Bill Morris, the city's director of public services, confirmed that “someone apparently bypassed the system,” but, he said, no one knows who did it. “We are in discovery right now.”

Records obtained by Stout from two maintenance workers employed by an outside company confirm the alarm was bypassed in April 1996. In their depositions, the workers say city workers at the yard were responsible for the bypass.

Edwin Richards, the attorney representing the city of Costa Mesa, didn't return repeated phone calls.

By December 1996, the system “was alarming continuously.” That's when city officials called the alarm manufacturer, Hasstech Inc. On Dec. 19, Hasstech representative Jose E. Rodriguez investigated the problem, alerted Costa Mesa officials to the bypass-and later left city workers with an instruction manual. On Dec. 22, the leak was discovered.

“Apparently, everyone who has these systems bypasses the alarm,” said Stout. “They're very sensitive and go off all the time-even when it rains. It takes very little electrical knowledge to shut off the alarm.”

Lester Kaufman, chief of the Environmental Protection Agency's underground-storage-tanks program for the region including California, said alarm bypasses occur frequently enough to be a problem. “I wouldn't say the bypasses occur 'all the time,'” he said, “but they happen more often than we'd like.”

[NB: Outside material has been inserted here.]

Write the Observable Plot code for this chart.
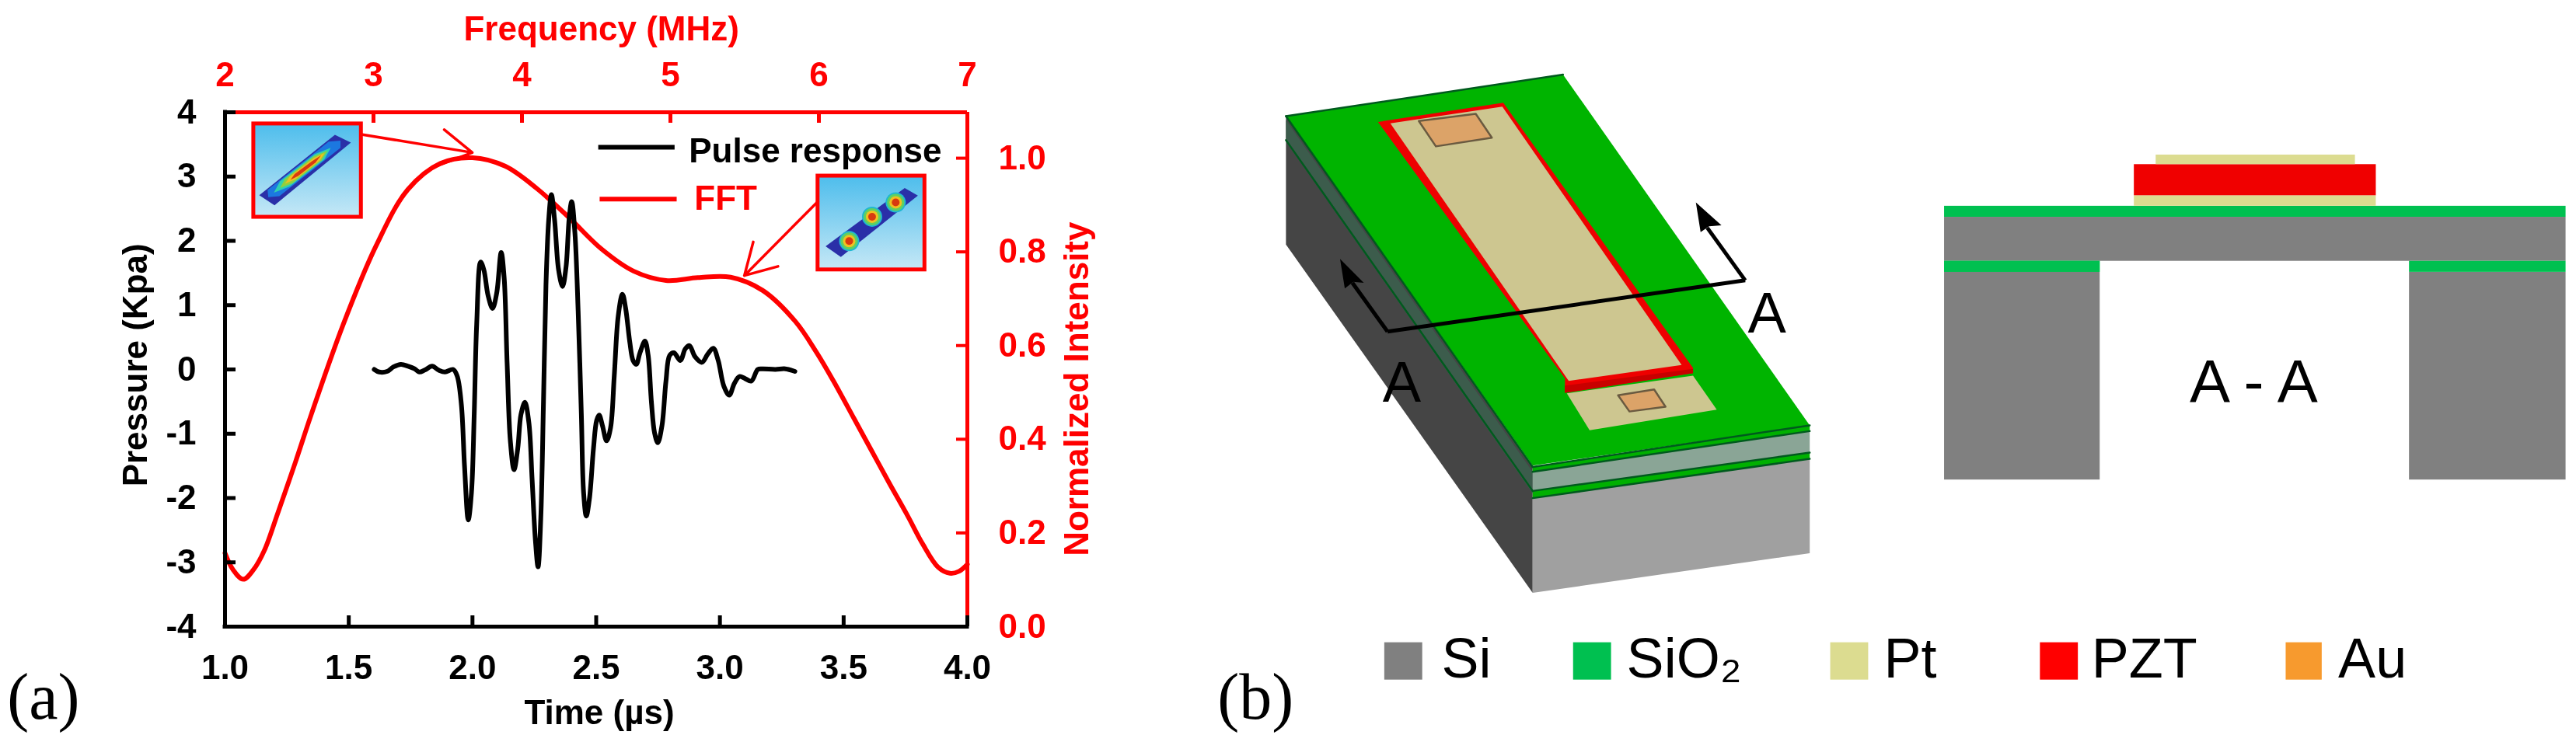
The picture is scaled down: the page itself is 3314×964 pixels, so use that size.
<!DOCTYPE html>
<html><head><meta charset="utf-8">
<script src="https://cdn.jsdelivr.net/npm/d3@7"></script>
<script src="https://cdn.jsdelivr.net/npm/@observablehq/plot@0.6"></script>
<style>
html,body{margin:0;padding:0;background:#fff}
#stage{position:relative;width:3314px;height:964px;overflow:hidden;filter:blur(0.7px)}
#stage svg{position:absolute;top:0;background:transparent;overflow:visible}
</style></head><body><div id="stage"></div>
<script>
// ---------- panel (a) data ----------
const pulseTime = [1.603,1.623,1.655,1.681,1.711,1.740,1.766,1.785,1.807,1.837,1.863,1.889,1.922,1.938,1.955,1.968,1.983,1.996,2.007,2.017,2.033,2.046,2.063,2.081,2.098,2.116,2.128,2.140,2.153,2.168,2.183,2.196,2.212,2.228,2.241,2.254,2.265,2.276,2.287,2.297,2.308,2.319,2.332,2.348,2.364,2.378,2.391,2.401,2.414,2.427,2.440,2.449,2.460,2.473,2.489,2.502,2.512,2.525,2.542,2.558,2.573,2.589,2.606,2.619,2.636,2.649,2.662,2.677,2.697,2.710,2.723,2.736,2.749,2.766,2.782,2.797,2.814,2.840,2.860,2.877,2.899,2.927,2.951,2.973,2.993,3.016,3.038,3.058,3.079,3.101,3.127,3.153,3.172,3.224,3.264,3.303];
const pulsePressure = [0,-0.04,-0.03,0.04,0.08,0.05,0.01,-0.04,-0.01,0.05,-0.01,-0.04,0,-0.10,-0.54,-1.51,-2.34,-1.91,-0.70,0.70,1.67,1.55,1.15,0.95,1.19,1.82,1.43,0.10,-1.11,-1.56,-1.23,-0.70,-0.51,-0.83,-1.71,-2.64,-3.07,-2.32,-0.50,1.31,2.32,2.72,2.32,1.55,1.29,1.59,2.36,2.61,2.12,0.91,-0.70,-1.91,-2.28,-2.00,-1.23,-0.79,-0.71,-0.87,-1.11,-0.91,-0.10,0.83,1.17,0.95,0.42,0.14,0.08,0.26,0.44,0.22,-0.50,-0.99,-1.14,-0.87,-0.18,0.22,0.26,0.14,0.32,0.37,0.20,0.11,0.24,0.33,0.14,-0.26,-0.40,-0.22,-0.11,-0.14,-0.18,0,0.01,0,0.01,-0.03];
const fftFreq = [2.00,2.053,2.123,2.193,2.264,2.357,2.474,2.581,2.796,3.016,3.231,3.451,3.666,3.886,4.101,4.321,4.536,4.751,4.970,5.185,5.405,5.620,5.840,5.985,6.097,6.237,6.354,6.471,6.597,6.700,6.803,6.882,6.943,7.0];
const fftIntensity = [0.157,0.122,0.101,0.122,0.162,0.244,0.351,0.453,0.645,0.812,0.933,0.989,1.001,0.983,0.935,0.872,0.806,0.759,0.739,0.745,0.746,0.718,0.652,0.585,0.525,0.444,0.376,0.308,0.237,0.176,0.127,0.114,0.118,0.133];
const timeTicks = [1,1.5,2,2.5,3,3.5,4];
const pressureTicks = [-4,-3,-2,-1,0,1,2,3,4];
const freqTicks = [2,3,4,5,6,7];
const intensityTicks = [0,0.2,0.4,0.6,0.8,1.0];

// ---------- schematic data (drawing units) ----------
const inset1Strip = [
 {c:"#2a2fa8",p:[[482,281],[505,297],[395,428],[373,407]]},
 {c:"#1c78e0",p:[[386,411],[402,409],[490,308],[490,293],[473,295],[385,396]]},
 {c:"#2fd0b0",p:[[394,402],[417,389],[467,332],[476,308],[453,321],[403,378]]},
 {c:"#8fd040",p:[[403,392],[421,382],[463,334],[471,314],[452,325],[410,373]]},
 {c:"#f0c020",p:[[410,383],[425,374],[460,335],[467,319],[452,329],[417,368]]},
 {c:"#d83a10",p:[[418,375],[429,367],[454,339],[462,324],[449,336],[424,363]]}
];
const inset2Strip = [[1303,392],[1322,408],[1211,536],[1189,514]];
const lobeX = [1290,1256,1223];
const lobeY = [422,452,503];
const lobeRadii = [13,11,8,5];
const lobeColors = ["#20b8d0","#60d060","#f0c020","#d83a10"];
const insetX1 = [365,1178], insetX2 = [520,1332], insetY1 = [258,367], insetY2 = [453,563];
const legendLineX1 = [862,864], legendLineX2 = [972,975], legendLineY = [307,415];
const legendLineColors = ["#000","#ff0000"];

const solid3D = [
 {c:"#454545",p:[[208,240],[468,975],[468,1238],[208,510]]},
 {c:"#3c5c4c",p:[[208,250],[468,985],[468,1030],[208,295]]},
 {c:"#a0a0a0",p:[[468,1038],[760,958],[760,1155],[468,1238]]},
 {c:"#8aa596",p:[[468,985],[760,900],[760,945],[468,1025]]},
 {c:"#00b000",p:[[468,1025],[760,945],[760,958],[468,1040]]},
 {c:"#00b000",p:[[468,975],[760,888],[760,900],[468,985]]},
 {c:"#00b400",p:[[208,242],[500,155],[760,888],[468,972]]},
 {c:"#cdc690",p:[[504,821],[637,784],[662,855],[528,898]]},
 {c:"#ee0000",p:[[305,254],[437,214],[637,768],[637,779],[502,820],[502,790]]},
 {c:"#c80000",p:[[502,805],[637,770],[637,779],[502,820]]},
 {c:"#cdc690",p:[[318,257],[436,222],[625,762],[506,795]]},
];
const auPads = [
 [[348,252],[408,237],[425,287],[366,305]],
 [[558,825],[596,813],[608,849],[570,859]]
];
const edgeLines = [
 [[208,242],[500,155]],
 [[208,242],[468,975]],
 [[468,975],[760,888]],
 [[468,985],[760,900]],
 [[208,292],[468,1025]],
 [[468,1025],[760,945]],
 [[468,1040],[760,958]]
];
const sectionX1 = [315,315,692], sectionY1 = [692,692,585];
const sectionX2 = [692,278,652], sectionY2 = [585,590,475];
const sectionHeads = [
 [[265,540],[270,602],[279,588],[290,590]],
 [[640,422],[645,484],[654,472],[667,470]]
];

const layerX1 = [902,1102,1102,1125,902,902,902,1392,902,1392];
const layerX2 = [1557,1357,1357,1335,1557,1066,1066,1557,1066,1557];
const layerY1 = [430,408,343,323,453,545,568,568,545,545];
const layerY2 = [453,430,408,343,545,568,1002,1002,568,568];
const layerColors = ["#00c050","#dcdc90","#f00000","#dcdc90","#808080","#00c050","#808080","#808080","#00c050","#00c050"];
const legendNames = ["Si","SiO₂","Pt","PZT","Au"];
const legendColors = ["#808080","#00c050","#dcdc90","#ff0000","#f79a2e"];
const swatchX1 = [312,511,782,1003,1262];
const swatchX2 = [352,551,822,1043,1300];
const nameX = [372,567,838,1057,1317];

// ---------- shared frame ----------
const font = "Liberation Sans";
const frame = {width:1400,height:964,marginLeft:289,marginRight:156,marginTop:144,marginBottom:158};
const stage = document.getElementById("stage");
const tickText = {tickSize:0,fontSize:44,fontWeight:"bold",label:null};
function add(p,left){p.style.left=left+"px";stage.appendChild(p);return p;}

// FFT layer: frequency / normalized intensity
add(Plot.plot({...frame,style:{fontFamily:font},
  x:{domain:[2,7],axis:null},y:{domain:[0,1.098],axis:null},
  marks:[
    Plot.axisX({anchor:"top",ticks:freqTicks,tickFormat:String,tickPadding:34,color:"#ff0000",...tickText}),
    Plot.axisY({anchor:"right",ticks:intensityTicks,tickFormat:d3.format(".1f"),tickPadding:40,color:"#ff0000",...tickText}),
    Plot.ruleX(freqTicks,{insetBottom:648,stroke:"#ff0000",strokeWidth:5}),
    Plot.ruleY(intensityTicks,{insetLeft:941,stroke:"#ff0000",strokeWidth:4}),
    Plot.ruleX([7],{stroke:"#ff0000",strokeWidth:5}),
    Plot.ruleY([1.098],{stroke:"#ff0000",strokeWidth:5}),
    Plot.line(fftFreq.map((f,i)=>({f,v:fftIntensity[i]})),{x:"f",y:"v",stroke:"#ff0000",strokeWidth:6,curve:"catmull-rom"})
  ]}),0);

// Pulse layer: time / pressure
add(Plot.plot({...frame,style:{fontFamily:font},
  x:{domain:[1,4],axis:null},y:{domain:[-4,4],axis:null},
  marks:[
    Plot.axisX({anchor:"bottom",ticks:timeTicks,tickFormat:d3.format(".1f"),tickPadding:36,color:"#000",...tickText}),
    Plot.axisY({anchor:"left",ticks:pressureTicks,tickFormat:String,tickPadding:37,color:"#000",...tickText}),
    Plot.ruleX(timeTicks,{insetTop:648,stroke:"#000",strokeWidth:5}),
    Plot.ruleY(pressureTicks,{insetRight:941,stroke:"#000",strokeWidth:5}),
    Plot.ruleX([1],{stroke:"#000",strokeWidth:5,strokeLinecap:"square"}),
    Plot.ruleY([-4],{stroke:"#000",strokeWidth:5,strokeLinecap:"square"}),
    Plot.line(pulseTime.map((t,i)=>({t,v:pulsePressure[i]})),{x:"t",y:"v",stroke:"#000",strokeWidth:6,curve:"catmull-rom"})
  ]}),0);

// Annotations of panel (a): insets, arrows, legend, titles
const U = {x:{domain:[0,1568],range:[0,1400],axis:null},y:{domain:[0,1565],range:[0,964],axis:null}};
const poly = (pts,c,extra={})=>Plot.line(pts,{x:d=>d[0],y:d=>d[1],fill:c,stroke:"none",...extra});
const annot = Plot.plot({width:1400,height:964,margin:0,...U,style:{fontFamily:font},
  marks:[
    Plot.rect(insetX1.map((x,i)=>i),{x1:i=>insetX1[i],x2:i=>insetX2[i],y1:i=>insetY1[i],y2:i=>insetY2[i],fill:"url(#sky)",stroke:"#ff0000",strokeWidth:5}),
    ...inset1Strip.map(s=>poly(s.p,s.c)),
    poly(inset2Strip,"#2a2fa8"),
    ...lobeRadii.map((r,k)=>Plot.dot(lobeX.map((x,i)=>i),{x:i=>lobeX[i],y:i=>lobeY[i],r,fill:lobeColors[k],stroke:"none"})),
    Plot.arrow([0],{x1:[520],y1:[280],x2:[680],y2:[318],stroke:"#ff0000",strokeWidth:3.5,headLength:20,bend:0}),
    Plot.arrow([0],{x1:[1178],y1:[420],x2:[1072],y2:[575],stroke:"#ff0000",strokeWidth:3.5,headLength:20,bend:0}),
    ...legendLineX1.map((x,i)=>Plot.ruleY([legendLineY[i]],{x1:x,x2:legendLineX2[i],stroke:legendLineColors[i],strokeWidth:6})),
    Plot.text(["Pulse response"],{x:[992],y:[315],text:d=>d,textAnchor:"start",fontSize:44,fontWeight:"bold",fill:"#000"}),
    Plot.text(["FFT"],{x:[1000],y:[415],text:d=>d,textAnchor:"start",fontSize:44,fontWeight:"bold",fill:"#ff0000"}),
    Plot.text(["Time (µs)"],{x:[863],y:[1490],text:d=>d,fontSize:44,fontWeight:"bold",fill:"#000"}),
    Plot.text(["Frequency (MHz)"],{x:[866],y:[60],text:d=>d,fontSize:44,fontWeight:"bold",fill:"#ff0000"}),
    Plot.text(["Pressure (Kpa)"],{x:[195],y:[762],text:d=>d,rotate:-90,fontSize:44,fontWeight:"bold",fill:"#000"}),
    Plot.text(["Normalized Intensity"],{x:[1552],y:[812],text:d=>d,rotate:-90,fontSize:44,fontWeight:"bold",fill:"#ff0000"}),
    Plot.text(["(a)"],{x:[62],y:[1458],text:d=>d,fontSize:84,fontFamily:"Liberation Serif",fill:"#000"})
  ]});
annot.insertAdjacentHTML("afterbegin",'<defs><linearGradient id="sky" x1="0" y1="0" x2="0" y2="1"><stop offset="0" stop-color="#4dbdec"/><stop offset="1" stop-color="#c6e8f6"/></linearGradient></defs>');
add(annot,0);

// Panel (b)
const UB = {x:{domain:[0,1568],range:[0,1914],axis:null},y:{domain:[0,1565],range:[0,964],axis:null}};
add(Plot.plot({width:1914,height:964,margin:0,...UB,style:{fontFamily:font},
  marks:[
    ...solid3D.map(s=>poly(s.p,s.c)),
    ...auPads.map(p=>poly(p,"#dca368",{stroke:"#6a5a40",strokeWidth:2.5,curve:"linear-closed"})),
    ...edgeLines.map(l=>Plot.line(l,{x:d=>d[0],y:d=>d[1],stroke:"#005a1e",strokeWidth:2.5})),
    Plot.link([0,1,2],{x1:i=>sectionX1[i],y1:i=>sectionY1[i],x2:i=>sectionX2[i],y2:i=>sectionY2[i],stroke:"#000",strokeWidth:5}),
    ...sectionHeads.map(p=>poly(p,"#000")),
    Plot.text(["A","A"],{x:[330,715],y:[800,655],text:d=>d,fontSize:74,fill:"#000"}),
    Plot.rect(layerX1.map((x,i)=>i),{x1:i=>layerX1[i],x2:i=>layerX2[i],y1:i=>layerY1[i],y2:i=>layerY2[i],fill:i=>layerColors[i]}),
    Plot.text(["A - A"],{x:[1228],y:[800],text:d=>d,fontSize:78,fill:"#000"}),
    Plot.rect(legendNames.map((n,i)=>i),{x1:i=>swatchX1[i],x2:i=>swatchX2[i],y1:1342,y2:1420,fill:i=>legendColors[i]}),
    Plot.text(legendNames.map((n,i)=>i),{x:i=>nameX[i],y:1378,text:i=>legendNames[i],textAnchor:"start",fontSize:72,fill:"#000"}),
    Plot.text(["(b)"],{x:[176],y:[1458],text:d=>d,fontSize:84,fontFamily:"Liberation Serif",fill:"#000"})
  ]}),1400);
</script></body></html>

Kaufman said he wasn't familiar with the Costa Mesa leak, but he confirmed that bypassing leak-detection alarms violates state and federal environmental laws. He also said he was familiar with the excuse that alarms are often bypassed because they're too sensitive.

“I've heard that, and it's not a good excuse,” said Kaufman. “There are alarm manufacturers doing a better job than they have in the past. There's no excuse for not having the alarm on.”

In any case, the city has spent the past 10 months cleaning up the spill; city officials figure the cleanup will be finished in a year. Denise Fennessey, program managerfor the county's Environmental Health Department's Hazardous-Waste Surveillance unit, said the cleanup currently consists of groundwater pumping and vapor extraction.

For Stout, who expects the case will go to trial this summer, whatever happens won't be good for Costa Mesa. “The environmental laws were designed to prevent exactly the kind of damage we have here,” he said. “No matter what happens, the city will get a black eye.”